It’s official, I am now a single man again. I am going to post something that I’ve learned from my four month relationship and it’s ensuing mutual breakup. Hopefully you can learn from my mistakes.
My obvious biggest mistake is that I didn’t provide the affirmation or validation that girls needed. I didn’t tell her that she was doing things right, that I appreciated what she did, that I think she looks beautiful. The reason I did not do this is because I have always believed that women get enough of that from unattractive men. I’ve watched unattractive men say things like, “you look so beautiful today” or, “really good job on that presentation” to women that are not even attractive in an effort to score brownie points and earn validation. It happens all the time, just watch for it. A guy will compliment or validate a girl for no reason at all because he thinks he will be validated by her reciprocal attraction. My girlfriend got that type of attention all the time, like most girls these days. I was at the other extreme. I did not validate or affirm her behavior much. When I did it was rare and pre-planned.
Here are my thoughts on this dynamic in hindsight. It is well documented that women will receive comments from attractive men and it will cause a much, much, much larger raucous than the same comment would from an unattractive man. This is just the same as a man receiving rejection from a hottie instead of a troll. The rejection of the hottie matters more to us because she represents a lost, high-value option to pass on our genes. I think males, myself included, should begin to view these affirmations and validations from a different standpoint. We need to view these comments first from the person they’re coming from. So, if an attractive male makes the same comment as an unattractive male we have to know that the attractive male’s words matters more to women; because he represents a viable option to pass on her genes.

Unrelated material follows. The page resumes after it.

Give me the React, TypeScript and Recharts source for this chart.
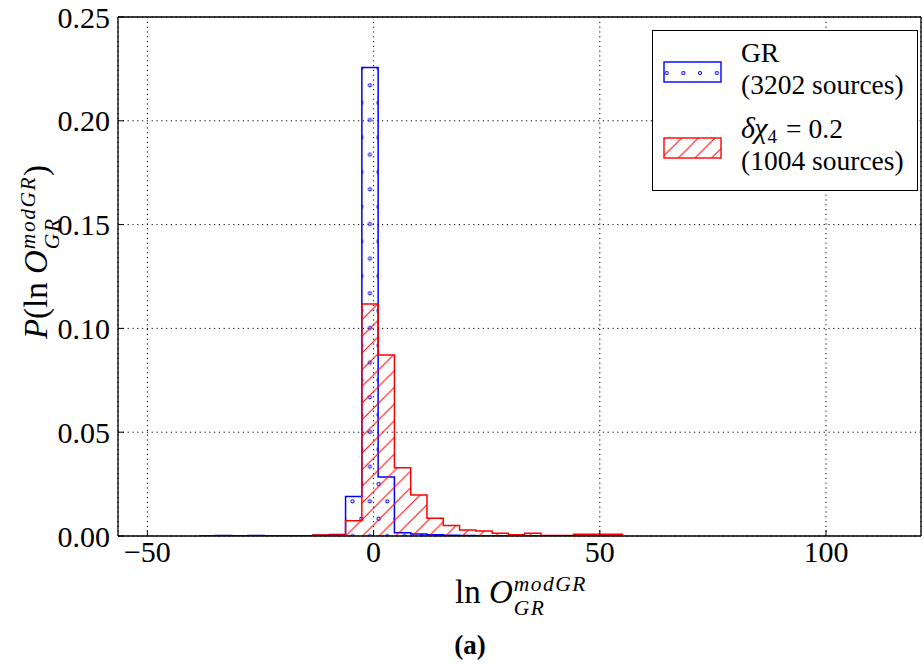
import { ComposedChart, Area, XAxis, YAxis, CartesianGrid, Legend } from "recharts"

// histogram bin left edges (last entry is the right edge of the final bin)
const binLeft = [
  -38.6, -35, -31.4, -27.8, -24.2, -20.6, -17, -13.4, -9.8, -6.2, -2.6, 1, 4.6, 8.2,
  11.8, 15.4, 19, 22.6, 26.2, 29.8, 33.4, 37, 40.6, 44.2, 47.8, 51.4, 55,
]
// normalised counts
const grDensity = [
  0, 0.0002, 0, 0.0002, 0, 0, 0, 0.0004, 0.0007, 0.019, 0.2257, 0.0284, 0.0016, 0.001,
  0.0006, 0.0004, 0.0002, 0, 0, 0, 0, 0, 0, 0, 0, 0, 0,
]
const modDensity = [
  0, 0, 0, 0, 0, 0, 0, 0.0005, 0.0005, 0.0074, 0.1117, 0.0872, 0.0329, 0.0198,
  0.0085, 0.005, 0.0029, 0.0024, 0.0013, 0.0006, 0.0013, 0.0003, 0.0003, 0.0009, 0.0009, 0.0009, 0,
]
const xTicks = [-50, 0, 50, 100]
const yTicks = [0, 0.05, 0.1, 0.15, 0.2, 0.25]
const grSources = 3202
const modSources = 1004

const serif = "'Liberation Serif', 'Times New Roman', serif"
const BLUE = "#0000ff"
const RED = "#ff0000"

const data = binLeft.map((x, i) => ({ x, gr: grDensity[i], mod: modDensity[i] }))

function Odds() {
  return (
    <>
      ln <i>O</i>
      <span
        style={{
          display: "inline-flex",
          flexDirection: "column",
          verticalAlign: "12px",
          fontSize: 21.5,
          lineHeight: "24px",
          letterSpacing: 1.5,
          marginLeft: 1,
        }}
      >
        <i>modGR</i>
        <i>GR</i>
      </span>
    </>
  )
}

function HistLegend() {
  const text = (top: number, child: React.ReactNode) => (
    <div style={{ position: "absolute", left: 88, top, lineHeight: "27px", whiteSpace: "nowrap" }}>{child}</div>
  )
  return (
    <div
      style={{
        position: "relative",
        width: 266,
        height: 161,
        border: "1.3px solid #000",
        boxSizing: "border-box",
        background: "#fff",
        fontFamily: serif,
        fontSize: 27.5,
        color: "#000",
      }}
    >
      <svg style={{ position: "absolute", left: 10, top: 30 }} width={59} height={22}>
        <defs>
          <pattern id="legDots" patternUnits="userSpaceOnUse" width={16.7} height={22} x={-2.3} y={0}>
            <circle cx={6} cy={12} r={1.6} fill="none" stroke={BLUE} strokeWidth={1} />
          </pattern>
          <pattern id="legHatch" patternUnits="userSpaceOnUse" width={16.67} height={16.67} x={3} y={0}>
            <path d="M0,16.67 L16.67,0 M-2,2 L2,-2 M14.67,18.67 L18.67,14.67" stroke={RED} strokeWidth={1} />
          </pattern>
        </defs>
        <rect x={1} y={1} width={57} height={20} fill="url(#legDots)" stroke={BLUE} strokeWidth={1.4} />
      </svg>
      <svg style={{ position: "absolute", left: 10, top: 106 }} width={59} height={22}>
        <rect x={1} y={1} width={57} height={20} fill="url(#legHatch)" stroke={RED} strokeWidth={1.4} />
      </svg>
      {text(7.5, "GR")}
      {text(40, `(${grSources} sources)`)}
      {text(82.5, (
        <>
          <i style={{ fontSize: 30 }}>δχ</i>
          <span style={{ fontSize: 19, verticalAlign: "-5px" }}>4</span>
          <span style={{ margin: "0 7px 0 9px" }}>=</span>0.2
        </>
      ))}
      {text(116, `(${modSources} sources)`)}
    </div>
  )
}

export default function App() {
  const tickStyle = { fill: "#000", fontSize: 30, fontFamily: serif }
  return (
    <div style={{ position: "absolute", left: 0, top: 0, width: 923, height: 666, background: "#fff" }}>
      <ComposedChart width={923} height={666} data={data} margin={{ top: 16, right: 1, bottom: 90, left: 0 }}>
        <defs>
          <pattern id="grDots" patternUnits="userSpaceOnUse" width={17.33} height={34.67} x={1.67} y={11.67}>
            <circle cx={4.33} cy={4.33} r={1.6} fill="none" stroke={BLUE} strokeWidth={1} />
            <circle cx={13} cy={21.67} r={1.6} fill="none" stroke={BLUE} strokeWidth={1} />
          </pattern>
          <pattern id="modHatch" patternUnits="userSpaceOnUse" width={16.67} height={16.67} x={14.9} y={0}>
            <path d="M0,16.67 L16.67,0 M-2,2 L2,-2 M14.67,18.67 L18.67,14.67" stroke={RED} strokeWidth={1} />
          </pattern>
        </defs>
        <CartesianGrid stroke="#000" strokeDasharray="1.2 3.6" strokeWidth={1} />
        <XAxis
          dataKey="x"
          type="number"
          domain={[-56.5, 121]}
          ticks={xTicks}
          allowDataOverflow
          height={40}
          tickSize={-6}
          tickMargin={11}
          tick={tickStyle}
          tickFormatter={(v: number) => String(v).replace("-", "\u2212")}
          axisLine={{ stroke: "#000", strokeWidth: 1.3 }}
          tickLine={{ stroke: "#000" }}
        />
        <XAxis
          xAxisId="top"
          orientation="top"
          type="number"
          domain={[-56.5, 121]}
          ticks={xTicks}
          allowDataOverflow
          height={1}
          tickSize={-6}
          tick={false}
          axisLine={{ stroke: "#000", strokeWidth: 1.3 }}
          tickLine={{ stroke: "#000" }}
        />
        <YAxis
          type="number"
          domain={[0, 0.25]}
          ticks={yTicks}
          allowDataOverflow
          width={118}
          tickSize={-6}
          tickMargin={14}
          tick={tickStyle}
          tickFormatter={(v: number) => v.toFixed(2)}
          axisLine={{ stroke: "#000", strokeWidth: 1.3 }}
          tickLine={{ stroke: "#000" }}
        />
        <YAxis
          yAxisId="right"
          orientation="right"
          type="number"
          domain={[0, 0.25]}
          ticks={yTicks}
          allowDataOverflow
          width={1}
          tickSize={-6}
          tick={false}
          axisLine={{ stroke: "#000", strokeWidth: 1.3 }}
          tickLine={{ stroke: "#000" }}
        />
        <Area
          type="stepAfter"
          dataKey="gr"
          stroke={BLUE}
          strokeWidth={1.5}
          fill="url(#grDots)"
          fillOpacity={1}
          dot={false}
          activeDot={false}
          isAnimationActive={false}
        />
        <Area
          type="stepAfter"
          dataKey="mod"
          stroke={RED}
          strokeWidth={1.5}
          fill="url(#modHatch)"
          fillOpacity={1}
          dot={false}
          activeDot={false}
          isAnimationActive={false}
        />
        <Legend
          layout="vertical"
          align="center"
          verticalAlign="middle"
          wrapperStyle={{ left: 652, top: 30, width: 266, height: 161 }}
          content={() => <HistLegend />}
        />
      </ComposedChart>

      <div
        style={{
          position: "absolute",
          left: 455,
          top: 562.2,
          fontFamily: serif,
          fontSize: 33,
          lineHeight: "60px",
          whiteSpace: "nowrap",
        }}
      >
        <Odds />
      </div>
      <div
        style={{
          position: "absolute",
          left: 36,
          top: 252,
          transform: "translate(-50%, -50%) rotate(-90deg)",
          fontFamily: serif,
          fontSize: 33,
          lineHeight: "60px",
          whiteSpace: "nowrap",
        }}
      >
        <i>P</i>(<Odds />)
      </div>
      <div
        style={{
          position: "absolute",
          left: 470,
          top: 630,
          transform: "translateX(-50%)",
          fontFamily: serif,
          fontSize: 27,
          fontWeight: "bold",
          lineHeight: "30px",
        }}
      >
        (a)
      </div>
    </div>
  )
}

A part of this blog is my quest to become a more attractive male. I, like every man, still have a lot of work to do, but right now, I can un-naively say that I am a very attractive male. I should have been able to figure out over the course of four months that my words mean more. As a male words of affirmation from a troll still pads our ego but words of affirmation from a hottie can put us on cloud nine for days. Attractive males have the same power for women. I have the same power and I did not provide that feeling for my girlfriend, nor have I ever for any girl on a consistent enough basis.
My goal for the next relationship is to find a more suitable level of validation and affirmation. To finish I will give a couple quotes from What Women Want and How to Give it to Them by W. Anton:
1. Telling women sincerely that they are beautiful should not be a problem as beautiful females are the only females you really want and the only ones you should be flirting with. It is a mistake to think all women have heard such compliments before and that means you should avoid giving them to set yourself apart from other males. Only males with the wrong mindset, concerned with being unworthy of women, worry about such things. (<– Hey look, that was me in my relationship!)
2. Women will slowly start to doubt that you are still attracted to them when you stop telling them how attractive they are. Just be careful to avoid using the same words and phrases over and over when you compliment a woman.
3. But the truth is, all males already know how to compliment a woman well, but they often keep those compliments to themselves instead of giving them away. Or they give the compliment that the woman deserves to their own male friends instead – vividly describing how stunning she appeared the first moment they saw her, how they lost their breath and could not believe how lovely she looked, without actually telling her so. Make it a habit to open your mouth and let such positive comments be heard by the actual women they concern. Think aloud!